The Popua project has been spearheaded by the Prime Minister, Hon. ‘Akilisi Pohiva, and from the onset he made it clear that there is no master plan for the project. The project initially was for a recreational area and playgrounds, and then later an 18-holes golf course for the 2019 Pacific Games that Tonga was going to host.

The area was marked as an important conservation area in an four year study to preserve the Fanga'uta Lagoon. Other controversial issues in the Popua Project are that it is a swampy area which will cost millions to develop - requiring enormous quarrying for fill and thereafter consuming large amounts of water from precious resources. Parliament in 2015 promised to protect the ancient landscape there as a heritage site. The Sia Heulupe, Pigeon - snaring mounds and associate dprehistoric walkways  could be developed to a major tourist attraction. Heulupe was a recreational sport of early Tongan dynasties. Sias, are small  pigeon-snaring mounds which were build many hundreds of years ago on the migratory routes of pigeons. The engineering has stood the test of time until they met the Popua projects bulldozers this year.

According to oral history, it was in this area of Popua that the Sky God Tangaloa flew down from heaven, and spotted the lady, Va'epopua, walking along on the reef.

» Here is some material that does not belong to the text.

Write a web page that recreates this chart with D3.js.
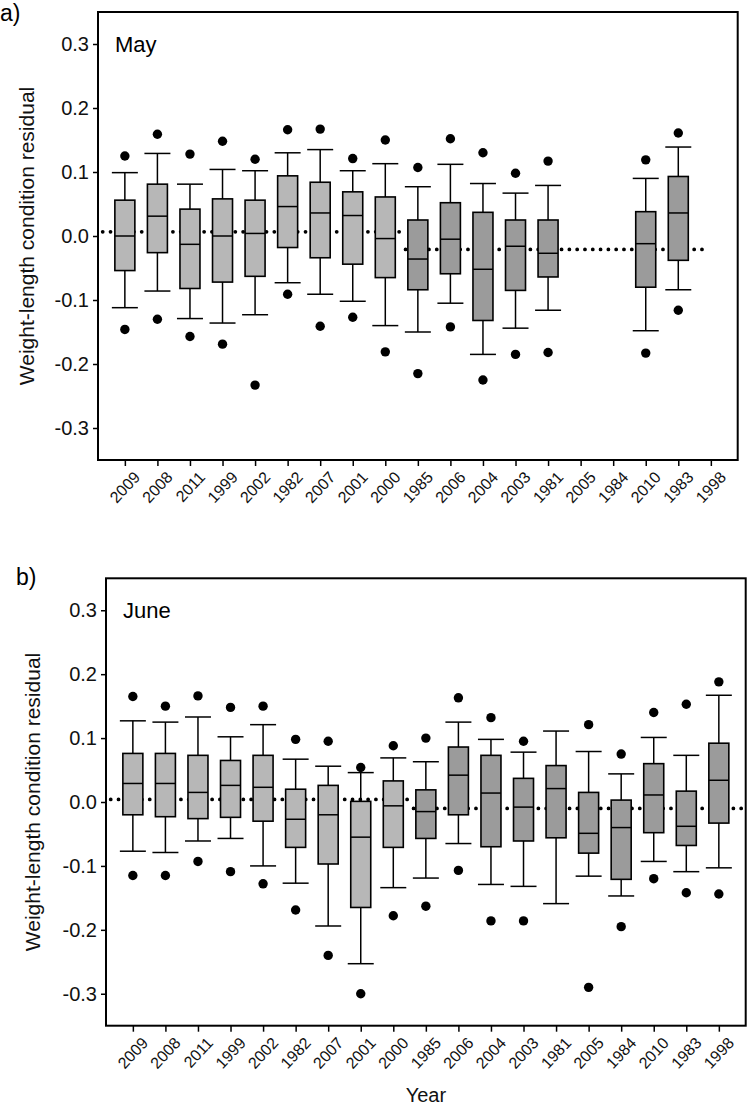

He landed, they met and later Va'epopua gave birth to Tonga’s first king, ‘Aho’eitu.

While the push to preserve Popua as a Heritage Site and the concern over the polluting of the Fanga’uta Lagoon and the whole of the Tongatapu coastal areas remains a great concern, it is now clear that even our elected members of parliament can’t do anything about it - other than talking about it.